We have taken full use of
having a car for a week. Having travelled many hundreds of miles to Norfolk and the Smoky
Mountains, taking in the flat coastal
route through North Carolina, the rolling
hills of Virginia, pretty homesteads of West Virginia, and rather hick areas of one corner of Tennessee, we also wanted to see the Charleston
area of South Carolina.
However, as we would be sailing past much of Georgia
(harbours are some distance up
estuaries), we felt that a trip to Savannah
was in order too!
Charleston
and Savannah
see themselves as sister cities, with comparable periods of development,
fortunes made from the slave trade and rice and cotton plantations and a rich
history of privateers and pirates. (They both seem to have a lot of
ghosts too, but I have a suspicion that the number have grown as the tourist
industry has developed.) Charleston
is nicknamed by some as the Holy
City with its more than
160 places of worship.

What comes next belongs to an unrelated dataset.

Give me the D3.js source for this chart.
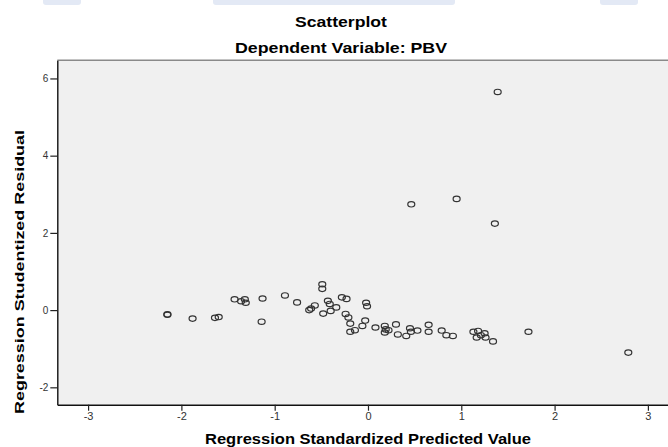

Resisting the British during the Revolutionary War
they even painted church steeples black to blend in with the night sky.
An earthquake in 1886, nearly destroyed Charleston town and 100 years later
(1989) Hurricane Hugo damaged more than three-quarters of the homes in the
city’s historic district and, as with Savannah, fire damage seems to have
been a constant hazard. Despite
all the onslaughts both cities have retained much of the genteelness and
elegance of the past, largely thanks to energetic preservation societies. Some
of the traditional ‘single’ houses have winged stairs to their
imposing front doors, or an elaborate wrought-iron gate shielding a well-tended
garden of palms, ferns and climbing fig. Their hallmark is that the house is
only one room wide and it has a side veranda. This sitting-out area is on
two storeys, running the length of the house and offers a convivial place to
enjoy the shade and cooling breeze. Both cities are blessed with many trees,
shielding them from the fierce heat of the summer, but to me a symbol of these
southern towns is the live (evergreen) oaks with their shroud of Spanish moss
draped from almost every bough.
In contrast to the
picturesque ‘downtown’ areas, there was a lot of evidence of
poverty and economic depression, with derelict buildings, poor housing and
large wasteland areas where industry and businesses had faltered. South Carolina’s
State motto is “While I Breathe, I Hope”, but it would be good if
some of these folk could stop hoping and have more prosperity. Yet, once
again, we had a warm welcome: I was addressed as ‘doll’ and
‘Miss Caroline’ and we often heard ‘What can I get
y’all’ even when there’s just two of us.